Sunday, May 30, 2004

Kevin Drum of the Washington Monthly writes on how the Bush presidency might very well be headed down a path similar to the one Jimmy Carter's took.


PREEMPTION

A couple of months ago a conservative acquaintance suggested to me that the best thing that ever happened to America was Watergate. After all, he said, Watergate led to the election of Jimmy Carter, and it was only Carter's uniquely horrible presidency that allowed Ronald Reagan to be elected in 1980. Without Watergate and Carter, there would have been no Reagan.

Likewise, I wonder if George Bush will end up being the best thing ever to happen to American liberalism. Bushian excess has energized liberals, of course, but more important may be that in the same way that liberals dejectedly gave up on Carter toward the end of his presidency, conservatives seem to be losing heart over Bush in his final year too. Increasingly, even the most hawkish conservatives are unwilling to drain their credibility further by dredging up pretzel twisting defenses for Bush's obvious incompetence and cluelessness.

We've already heard moaning and groaning from such conservative stalwarts as George Will, Bill Kristol, David Brooks, Robert Kagan, and many others (helpfully collected here by Matt Yglesias — just search for "Disgruntlement Watch"), and the latest example comes from Gary Schmitt, executive director of PNAC, ground zero for hawkish neoconism. What makes his piece remarkable is that it's billed as a defense of George Bush's policy of preemption but still says the following:

For the foreseeable future, the Iraq war and its aftermath cannot help but put a hitch in the step of any president contemplating similar action....When the director of the Central Intelligence Agency next tells a president that the case regarding a country's suspected weapons programs is a "slam-dunk," one can assume that that assessment will be greeted with far more skepticism....The reality is that continuing troubles in Iraq will have an effect on presidential decision-making for years, especially when it comes to preemption and wars of prevention.

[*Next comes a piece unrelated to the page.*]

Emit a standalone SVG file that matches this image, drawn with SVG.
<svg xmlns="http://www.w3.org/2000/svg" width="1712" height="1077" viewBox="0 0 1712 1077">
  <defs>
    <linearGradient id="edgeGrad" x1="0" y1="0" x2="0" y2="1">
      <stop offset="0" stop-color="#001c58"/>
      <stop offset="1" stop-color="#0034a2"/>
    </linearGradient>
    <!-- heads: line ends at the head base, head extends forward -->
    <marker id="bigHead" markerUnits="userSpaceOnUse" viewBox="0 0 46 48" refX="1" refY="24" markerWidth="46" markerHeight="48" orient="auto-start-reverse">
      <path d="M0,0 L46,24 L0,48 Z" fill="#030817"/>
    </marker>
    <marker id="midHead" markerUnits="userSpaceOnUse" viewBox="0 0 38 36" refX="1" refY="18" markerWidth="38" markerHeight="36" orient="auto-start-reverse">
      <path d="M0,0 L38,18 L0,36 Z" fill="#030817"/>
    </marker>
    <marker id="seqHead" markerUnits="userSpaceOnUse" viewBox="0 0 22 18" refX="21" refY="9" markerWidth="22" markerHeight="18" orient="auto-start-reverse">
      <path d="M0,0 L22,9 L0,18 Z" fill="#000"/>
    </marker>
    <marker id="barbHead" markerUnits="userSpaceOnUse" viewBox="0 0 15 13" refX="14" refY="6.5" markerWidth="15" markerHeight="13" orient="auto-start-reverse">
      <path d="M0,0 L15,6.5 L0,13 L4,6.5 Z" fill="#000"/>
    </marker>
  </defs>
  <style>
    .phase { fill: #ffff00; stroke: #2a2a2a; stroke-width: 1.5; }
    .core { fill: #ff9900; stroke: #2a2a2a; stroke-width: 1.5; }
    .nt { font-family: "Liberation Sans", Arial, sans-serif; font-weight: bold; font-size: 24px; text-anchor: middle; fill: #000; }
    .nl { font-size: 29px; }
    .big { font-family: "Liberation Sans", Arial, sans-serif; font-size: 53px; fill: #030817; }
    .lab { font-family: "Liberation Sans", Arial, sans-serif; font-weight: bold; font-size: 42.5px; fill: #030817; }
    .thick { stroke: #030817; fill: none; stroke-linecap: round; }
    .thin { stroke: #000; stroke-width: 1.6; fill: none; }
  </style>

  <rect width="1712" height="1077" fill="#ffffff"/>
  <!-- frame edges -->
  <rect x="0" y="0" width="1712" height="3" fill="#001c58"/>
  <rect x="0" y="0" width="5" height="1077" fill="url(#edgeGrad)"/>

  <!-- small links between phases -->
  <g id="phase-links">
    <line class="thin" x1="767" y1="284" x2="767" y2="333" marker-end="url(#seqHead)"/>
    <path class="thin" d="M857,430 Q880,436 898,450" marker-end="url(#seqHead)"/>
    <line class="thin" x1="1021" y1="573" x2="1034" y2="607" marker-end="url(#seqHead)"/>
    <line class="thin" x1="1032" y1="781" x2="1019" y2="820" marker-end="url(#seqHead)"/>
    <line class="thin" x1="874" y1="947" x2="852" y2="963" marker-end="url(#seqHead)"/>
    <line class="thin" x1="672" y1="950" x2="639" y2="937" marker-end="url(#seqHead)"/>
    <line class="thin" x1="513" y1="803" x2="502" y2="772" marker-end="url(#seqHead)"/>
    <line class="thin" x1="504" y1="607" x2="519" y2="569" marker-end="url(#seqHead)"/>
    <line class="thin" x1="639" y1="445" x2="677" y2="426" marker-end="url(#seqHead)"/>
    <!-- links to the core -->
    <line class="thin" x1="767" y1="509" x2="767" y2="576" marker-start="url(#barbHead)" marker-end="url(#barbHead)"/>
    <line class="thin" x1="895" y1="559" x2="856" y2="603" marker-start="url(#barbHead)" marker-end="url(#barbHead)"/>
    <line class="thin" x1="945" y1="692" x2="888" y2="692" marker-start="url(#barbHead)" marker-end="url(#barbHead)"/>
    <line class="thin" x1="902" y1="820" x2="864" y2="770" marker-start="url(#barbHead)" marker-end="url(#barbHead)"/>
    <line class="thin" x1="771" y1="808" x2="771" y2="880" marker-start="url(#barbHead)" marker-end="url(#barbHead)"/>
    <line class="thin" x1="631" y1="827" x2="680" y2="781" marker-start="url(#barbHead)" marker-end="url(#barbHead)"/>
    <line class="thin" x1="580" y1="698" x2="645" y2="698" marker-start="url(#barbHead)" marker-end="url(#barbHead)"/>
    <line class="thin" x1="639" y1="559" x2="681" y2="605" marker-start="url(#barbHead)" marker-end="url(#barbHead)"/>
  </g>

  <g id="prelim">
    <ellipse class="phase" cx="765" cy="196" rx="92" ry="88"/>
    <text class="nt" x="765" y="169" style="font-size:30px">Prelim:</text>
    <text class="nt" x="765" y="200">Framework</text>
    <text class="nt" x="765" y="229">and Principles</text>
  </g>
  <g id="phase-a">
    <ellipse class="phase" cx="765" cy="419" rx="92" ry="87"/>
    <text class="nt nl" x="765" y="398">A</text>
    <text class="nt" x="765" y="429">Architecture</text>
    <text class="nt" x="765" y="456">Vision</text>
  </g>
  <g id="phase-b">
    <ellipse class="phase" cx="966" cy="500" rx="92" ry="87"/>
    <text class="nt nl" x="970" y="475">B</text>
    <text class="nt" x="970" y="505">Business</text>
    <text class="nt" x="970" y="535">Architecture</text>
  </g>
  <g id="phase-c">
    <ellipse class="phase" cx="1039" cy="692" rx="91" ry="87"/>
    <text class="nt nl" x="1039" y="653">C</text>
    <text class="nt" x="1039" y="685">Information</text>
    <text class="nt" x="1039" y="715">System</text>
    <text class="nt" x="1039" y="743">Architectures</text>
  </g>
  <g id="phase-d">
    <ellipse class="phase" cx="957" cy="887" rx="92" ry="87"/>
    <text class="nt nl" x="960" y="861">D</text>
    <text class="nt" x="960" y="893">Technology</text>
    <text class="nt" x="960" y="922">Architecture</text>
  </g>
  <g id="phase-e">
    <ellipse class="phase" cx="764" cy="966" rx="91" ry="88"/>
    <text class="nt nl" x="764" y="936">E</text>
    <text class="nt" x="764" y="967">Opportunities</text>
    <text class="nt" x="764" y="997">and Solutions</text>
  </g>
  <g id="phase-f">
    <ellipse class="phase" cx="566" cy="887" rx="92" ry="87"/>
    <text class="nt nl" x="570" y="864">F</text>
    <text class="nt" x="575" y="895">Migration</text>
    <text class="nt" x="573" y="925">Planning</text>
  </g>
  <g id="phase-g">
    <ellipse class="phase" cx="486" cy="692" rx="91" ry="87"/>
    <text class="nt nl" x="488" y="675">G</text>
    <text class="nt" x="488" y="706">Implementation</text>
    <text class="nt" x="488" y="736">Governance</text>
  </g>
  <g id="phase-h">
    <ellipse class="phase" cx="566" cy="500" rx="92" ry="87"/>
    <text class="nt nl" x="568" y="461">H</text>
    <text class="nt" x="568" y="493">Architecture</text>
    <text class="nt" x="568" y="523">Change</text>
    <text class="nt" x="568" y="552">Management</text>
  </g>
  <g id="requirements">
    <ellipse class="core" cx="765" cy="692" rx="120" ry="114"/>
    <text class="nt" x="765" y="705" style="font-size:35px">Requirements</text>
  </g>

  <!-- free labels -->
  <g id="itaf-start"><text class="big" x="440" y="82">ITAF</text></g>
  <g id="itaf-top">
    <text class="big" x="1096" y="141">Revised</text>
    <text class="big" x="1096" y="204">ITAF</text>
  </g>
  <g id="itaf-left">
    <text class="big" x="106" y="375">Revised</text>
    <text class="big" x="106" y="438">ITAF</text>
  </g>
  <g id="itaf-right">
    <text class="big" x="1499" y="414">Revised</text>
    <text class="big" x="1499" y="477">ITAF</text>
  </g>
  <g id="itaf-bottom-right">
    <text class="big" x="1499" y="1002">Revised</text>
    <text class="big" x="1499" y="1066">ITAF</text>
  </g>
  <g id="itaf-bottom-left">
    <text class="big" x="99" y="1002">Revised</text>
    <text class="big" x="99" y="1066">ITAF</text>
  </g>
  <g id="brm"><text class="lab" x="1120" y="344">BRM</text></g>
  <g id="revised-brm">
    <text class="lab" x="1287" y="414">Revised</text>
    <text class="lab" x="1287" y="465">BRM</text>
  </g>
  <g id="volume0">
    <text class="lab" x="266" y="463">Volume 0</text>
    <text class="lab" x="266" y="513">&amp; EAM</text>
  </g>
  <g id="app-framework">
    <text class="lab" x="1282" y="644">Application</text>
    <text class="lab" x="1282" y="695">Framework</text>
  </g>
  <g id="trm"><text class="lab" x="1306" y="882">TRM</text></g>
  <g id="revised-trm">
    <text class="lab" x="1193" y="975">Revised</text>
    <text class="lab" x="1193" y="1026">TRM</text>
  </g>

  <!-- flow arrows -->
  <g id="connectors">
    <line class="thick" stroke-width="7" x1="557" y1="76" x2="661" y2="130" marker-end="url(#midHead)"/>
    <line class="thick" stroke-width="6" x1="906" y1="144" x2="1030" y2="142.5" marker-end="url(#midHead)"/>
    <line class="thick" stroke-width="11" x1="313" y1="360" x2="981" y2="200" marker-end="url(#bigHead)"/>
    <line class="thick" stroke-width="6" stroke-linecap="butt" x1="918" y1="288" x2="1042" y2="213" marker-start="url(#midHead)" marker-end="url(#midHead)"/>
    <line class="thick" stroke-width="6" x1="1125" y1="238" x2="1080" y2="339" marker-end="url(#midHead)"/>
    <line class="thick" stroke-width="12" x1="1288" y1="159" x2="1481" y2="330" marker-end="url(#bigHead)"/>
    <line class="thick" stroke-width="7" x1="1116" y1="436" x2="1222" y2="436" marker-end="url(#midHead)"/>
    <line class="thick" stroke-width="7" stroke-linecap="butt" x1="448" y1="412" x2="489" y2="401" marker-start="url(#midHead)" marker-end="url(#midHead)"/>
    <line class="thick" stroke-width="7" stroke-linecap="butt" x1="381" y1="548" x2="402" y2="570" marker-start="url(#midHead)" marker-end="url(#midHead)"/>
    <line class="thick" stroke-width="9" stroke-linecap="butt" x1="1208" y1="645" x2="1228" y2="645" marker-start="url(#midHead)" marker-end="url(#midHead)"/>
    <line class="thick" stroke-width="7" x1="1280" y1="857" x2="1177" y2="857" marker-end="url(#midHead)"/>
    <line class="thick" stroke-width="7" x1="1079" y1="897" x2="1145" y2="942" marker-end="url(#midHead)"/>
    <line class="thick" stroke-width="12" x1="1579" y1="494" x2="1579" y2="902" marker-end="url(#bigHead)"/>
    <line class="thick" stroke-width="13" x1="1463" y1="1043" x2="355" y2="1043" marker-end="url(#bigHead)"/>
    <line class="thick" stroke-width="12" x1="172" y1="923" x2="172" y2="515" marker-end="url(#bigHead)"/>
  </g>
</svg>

This is followed by a halfhearted explanation that preemption was never really a linchpin of Bush's policies anyway and that plenty of other presidents have considered preemptive wars even if they didn't actually follow through. So, you know, it's not as big a deal as people think it is, and preemption is still part of the big picture.

It's a far cry from the hawkish exhuberance of only a couple of years ago, especially for the head a group like PNAC, but it's either the best he could do or else the best he was willing to do. When even guys like Schmitt are too embarrassed to provide a full-throated defense of preemption, it gives you hope. Maybe in a few months we'll be back to having a sane foreign policy after all.